### Prompt
Reproduce the listing below without changes, except that pictures are left out.

### Part of a data file
* * * * *

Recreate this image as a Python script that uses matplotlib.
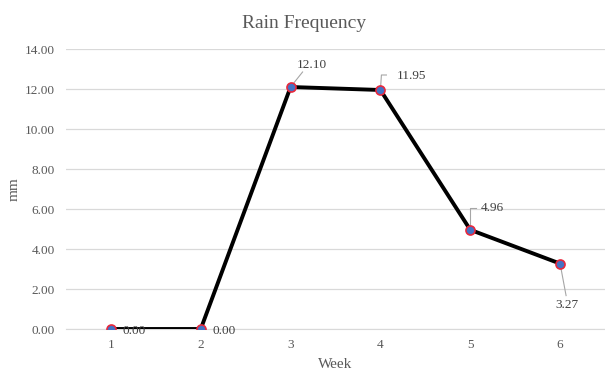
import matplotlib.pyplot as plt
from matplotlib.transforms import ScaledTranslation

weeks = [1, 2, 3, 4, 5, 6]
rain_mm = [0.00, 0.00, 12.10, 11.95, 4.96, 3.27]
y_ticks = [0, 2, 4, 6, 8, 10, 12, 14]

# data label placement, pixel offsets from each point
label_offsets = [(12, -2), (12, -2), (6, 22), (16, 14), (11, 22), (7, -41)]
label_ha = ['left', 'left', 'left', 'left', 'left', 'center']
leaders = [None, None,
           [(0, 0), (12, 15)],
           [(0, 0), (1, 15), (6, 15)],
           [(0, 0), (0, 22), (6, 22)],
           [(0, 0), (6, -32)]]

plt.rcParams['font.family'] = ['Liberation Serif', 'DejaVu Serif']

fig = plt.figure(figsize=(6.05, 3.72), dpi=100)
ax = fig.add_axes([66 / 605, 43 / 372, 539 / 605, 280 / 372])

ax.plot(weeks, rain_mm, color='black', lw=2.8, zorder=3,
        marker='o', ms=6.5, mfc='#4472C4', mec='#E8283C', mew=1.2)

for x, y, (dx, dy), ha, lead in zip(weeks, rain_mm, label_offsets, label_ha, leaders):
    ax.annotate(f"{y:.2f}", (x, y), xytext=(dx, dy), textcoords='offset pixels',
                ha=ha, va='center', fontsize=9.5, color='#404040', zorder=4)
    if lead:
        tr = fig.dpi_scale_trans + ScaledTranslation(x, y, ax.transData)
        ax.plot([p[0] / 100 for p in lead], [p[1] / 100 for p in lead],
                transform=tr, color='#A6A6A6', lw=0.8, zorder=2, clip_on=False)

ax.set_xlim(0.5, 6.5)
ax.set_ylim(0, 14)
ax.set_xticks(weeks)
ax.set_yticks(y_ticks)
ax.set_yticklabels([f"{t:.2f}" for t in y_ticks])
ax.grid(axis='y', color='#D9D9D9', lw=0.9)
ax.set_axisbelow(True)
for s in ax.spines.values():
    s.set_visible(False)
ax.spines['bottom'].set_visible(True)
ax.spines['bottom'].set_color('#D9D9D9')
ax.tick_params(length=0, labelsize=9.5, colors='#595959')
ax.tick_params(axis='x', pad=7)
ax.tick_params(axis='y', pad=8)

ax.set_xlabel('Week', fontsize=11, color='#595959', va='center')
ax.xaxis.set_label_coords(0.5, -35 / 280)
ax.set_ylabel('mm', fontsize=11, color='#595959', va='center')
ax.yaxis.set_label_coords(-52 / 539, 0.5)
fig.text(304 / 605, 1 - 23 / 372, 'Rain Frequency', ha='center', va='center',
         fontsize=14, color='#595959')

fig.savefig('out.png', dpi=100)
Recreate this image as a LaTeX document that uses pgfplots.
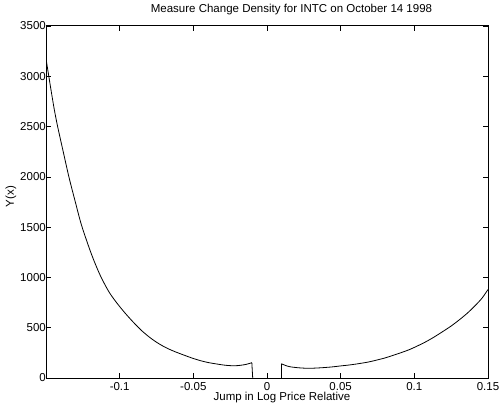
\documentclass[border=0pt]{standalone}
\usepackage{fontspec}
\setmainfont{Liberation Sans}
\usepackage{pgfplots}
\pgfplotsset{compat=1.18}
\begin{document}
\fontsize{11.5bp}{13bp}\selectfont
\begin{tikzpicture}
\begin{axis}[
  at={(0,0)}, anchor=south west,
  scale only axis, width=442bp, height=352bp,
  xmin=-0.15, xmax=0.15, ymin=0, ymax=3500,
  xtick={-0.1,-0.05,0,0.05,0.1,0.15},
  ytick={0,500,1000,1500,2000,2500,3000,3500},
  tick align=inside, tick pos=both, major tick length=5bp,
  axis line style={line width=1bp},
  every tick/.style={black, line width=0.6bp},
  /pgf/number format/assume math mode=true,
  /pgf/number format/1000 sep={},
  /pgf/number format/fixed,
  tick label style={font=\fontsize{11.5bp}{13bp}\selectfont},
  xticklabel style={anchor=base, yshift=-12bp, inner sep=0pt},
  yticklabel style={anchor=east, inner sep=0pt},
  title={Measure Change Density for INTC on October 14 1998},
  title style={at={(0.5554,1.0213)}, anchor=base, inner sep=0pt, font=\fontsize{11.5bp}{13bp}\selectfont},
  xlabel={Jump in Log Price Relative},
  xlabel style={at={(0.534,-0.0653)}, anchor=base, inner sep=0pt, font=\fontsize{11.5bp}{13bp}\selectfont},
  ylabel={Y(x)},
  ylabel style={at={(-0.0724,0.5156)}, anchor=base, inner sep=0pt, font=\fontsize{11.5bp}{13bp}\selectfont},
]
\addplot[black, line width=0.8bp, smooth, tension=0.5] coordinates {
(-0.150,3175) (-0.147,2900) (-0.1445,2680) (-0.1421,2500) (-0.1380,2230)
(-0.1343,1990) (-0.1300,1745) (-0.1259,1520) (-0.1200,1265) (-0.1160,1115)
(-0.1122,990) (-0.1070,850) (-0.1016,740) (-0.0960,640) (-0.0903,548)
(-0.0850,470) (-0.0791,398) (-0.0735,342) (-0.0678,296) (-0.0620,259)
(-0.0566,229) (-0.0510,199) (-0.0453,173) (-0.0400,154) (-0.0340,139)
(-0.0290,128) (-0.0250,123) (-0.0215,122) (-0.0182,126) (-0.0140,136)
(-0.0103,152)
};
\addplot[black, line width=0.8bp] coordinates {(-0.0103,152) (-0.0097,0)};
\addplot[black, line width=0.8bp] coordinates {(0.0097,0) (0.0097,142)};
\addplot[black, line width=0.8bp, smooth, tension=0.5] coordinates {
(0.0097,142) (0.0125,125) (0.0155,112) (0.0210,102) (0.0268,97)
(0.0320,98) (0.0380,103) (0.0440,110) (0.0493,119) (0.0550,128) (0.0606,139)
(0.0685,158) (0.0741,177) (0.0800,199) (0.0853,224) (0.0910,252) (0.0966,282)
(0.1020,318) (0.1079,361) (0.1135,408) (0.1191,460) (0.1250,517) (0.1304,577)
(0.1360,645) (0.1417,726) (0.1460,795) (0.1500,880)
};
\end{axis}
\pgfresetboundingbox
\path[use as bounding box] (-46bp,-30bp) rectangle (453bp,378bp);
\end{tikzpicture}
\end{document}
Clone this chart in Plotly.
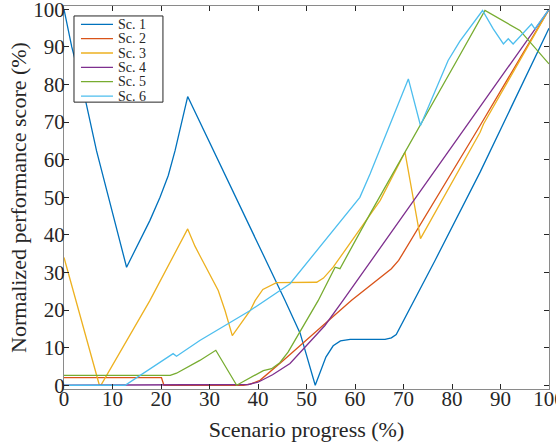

* * * * *

### Task answer
Recreate this image as a Python script that uses matplotlib.
import matplotlib.pyplot as plt
from matplotlib.transforms import ScaledTranslation

weeks = [1, 2, 3, 4, 5, 6]
rain_mm = [0.00, 0.00, 12.10, 11.95, 4.96, 3.27]
y_ticks = [0, 2, 4, 6, 8, 10, 12, 14]

# data label placement, pixel offsets from each point
label_offsets = [(12, -2), (12, -2), (6, 22), (16, 14), (11, 22), (7, -41)]
label_ha = ['left', 'left', 'left', 'left', 'left', 'center']
leaders = [None, None,
           [(0, 0), (12, 15)],
           [(0, 0), (1, 15), (6, 15)],
           [(0, 0), (0, 22), (6, 22)],
           [(0, 0), (6, -32)]]

plt.rcParams['font.family'] = ['Liberation Serif', 'DejaVu Serif']

fig = plt.figure(figsize=(6.05, 3.72), dpi=100)
ax = fig.add_axes([66 / 605, 43 / 372, 539 / 605, 280 / 372])

ax.plot(weeks, rain_mm, color='black', lw=2.8, zorder=3,
        marker='o', ms=6.5, mfc='#4472C4', mec='#E8283C', mew=1.2)

for x, y, (dx, dy), ha, lead in zip(weeks, rain_mm, label_offsets, label_ha, leaders):
    ax.annotate(f"{y:.2f}", (x, y), xytext=(dx, dy), textcoords='offset pixels',
                ha=ha, va='center', fontsize=9.5, color='#404040', zorder=4)
    if lead:
        tr = fig.dpi_scale_trans + ScaledTranslation(x, y, ax.transData)
        ax.plot([p[0] / 100 for p in lead], [p[1] / 100 for p in lead],
                transform=tr, color='#A6A6A6', lw=0.8, zorder=2, clip_on=False)

ax.set_xlim(0.5, 6.5)
ax.set_ylim(0, 14)
ax.set_xticks(weeks)
ax.set_yticks(y_ticks)
ax.set_yticklabels([f"{t:.2f}" for t in y_ticks])
ax.grid(axis='y', color='#D9D9D9', lw=0.9)
ax.set_axisbelow(True)
for s in ax.spines.values():
    s.set_visible(False)
ax.spines['bottom'].set_visible(True)
ax.spines['bottom'].set_color('#D9D9D9')
ax.tick_params(length=0, labelsize=9.5, colors='#595959')
ax.tick_params(axis='x', pad=7)
ax.tick_params(axis='y', pad=8)

ax.set_xlabel('Week', fontsize=11, color='#595959', va='center')
ax.xaxis.set_label_coords(0.5, -35 / 280)
ax.set_ylabel('mm', fontsize=11, color='#595959', va='center')
ax.yaxis.set_label_coords(-52 / 539, 0.5)
fig.text(304 / 605, 1 - 23 / 372, 'Rain Frequency', ha='center', va='center',
         fontsize=14, color='#595959')

fig.savefig('out.png', dpi=100)
Recreate this image as a LaTeX document that uses pgfplots.
\documentclass[border=0pt]{standalone}
\usepackage{fontspec}
\setmainfont{Liberation Sans}
\usepackage{pgfplots}
\pgfplotsset{compat=1.18}
\begin{document}
\fontsize{11.5bp}{13bp}\selectfont
\begin{tikzpicture}
\begin{axis}[
  at={(0,0)}, anchor=south west,
  scale only axis, width=442bp, height=352bp,
  xmin=-0.15, xmax=0.15, ymin=0, ymax=3500,
  xtick={-0.1,-0.05,0,0.05,0.1,0.15},
  ytick={0,500,1000,1500,2000,2500,3000,3500},
  tick align=inside, tick pos=both, major tick length=5bp,
  axis line style={line width=1bp},
  every tick/.style={black, line width=0.6bp},
  /pgf/number format/assume math mode=true,
  /pgf/number format/1000 sep={},
  /pgf/number format/fixed,
  tick label style={font=\fontsize{11.5bp}{13bp}\selectfont},
  xticklabel style={anchor=base, yshift=-12bp, inner sep=0pt},
  yticklabel style={anchor=east, inner sep=0pt},
  title={Measure Change Density for INTC on October 14 1998},
  title style={at={(0.5554,1.0213)}, anchor=base, inner sep=0pt, font=\fontsize{11.5bp}{13bp}\selectfont},
  xlabel={Jump in Log Price Relative},
  xlabel style={at={(0.534,-0.0653)}, anchor=base, inner sep=0pt, font=\fontsize{11.5bp}{13bp}\selectfont},
  ylabel={Y(x)},
  ylabel style={at={(-0.0724,0.5156)}, anchor=base, inner sep=0pt, font=\fontsize{11.5bp}{13bp}\selectfont},
]
\addplot[black, line width=0.8bp, smooth, tension=0.5] coordinates {
(-0.150,3175) (-0.147,2900) (-0.1445,2680) (-0.1421,2500) (-0.1380,2230)
(-0.1343,1990) (-0.1300,1745) (-0.1259,1520) (-0.1200,1265) (-0.1160,1115)
(-0.1122,990) (-0.1070,850) (-0.1016,740) (-0.0960,640) (-0.0903,548)
(-0.0850,470) (-0.0791,398) (-0.0735,342) (-0.0678,296) (-0.0620,259)
(-0.0566,229) (-0.0510,199) (-0.0453,173) (-0.0400,154) (-0.0340,139)
(-0.0290,128) (-0.0250,123) (-0.0215,122) (-0.0182,126) (-0.0140,136)
(-0.0103,152)
};
\addplot[black, line width=0.8bp] coordinates {(-0.0103,152) (-0.0097,0)};
\addplot[black, line width=0.8bp] coordinates {(0.0097,0) (0.0097,142)};
\addplot[black, line width=0.8bp, smooth, tension=0.5] coordinates {
(0.0097,142) (0.0125,125) (0.0155,112) (0.0210,102) (0.0268,97)
(0.0320,98) (0.0380,103) (0.0440,110) (0.0493,119) (0.0550,128) (0.0606,139)
(0.0685,158) (0.0741,177) (0.0800,199) (0.0853,224) (0.0910,252) (0.0966,282)
(0.1020,318) (0.1079,361) (0.1135,408) (0.1191,460) (0.1250,517) (0.1304,577)
(0.1360,645) (0.1417,726) (0.1460,795) (0.1500,880)
};
\end{axis}
\pgfresetboundingbox
\path[use as bounding box] (-46bp,-30bp) rectangle (453bp,378bp);
\end{tikzpicture}
\end{document}
Clone this chart in Plotly.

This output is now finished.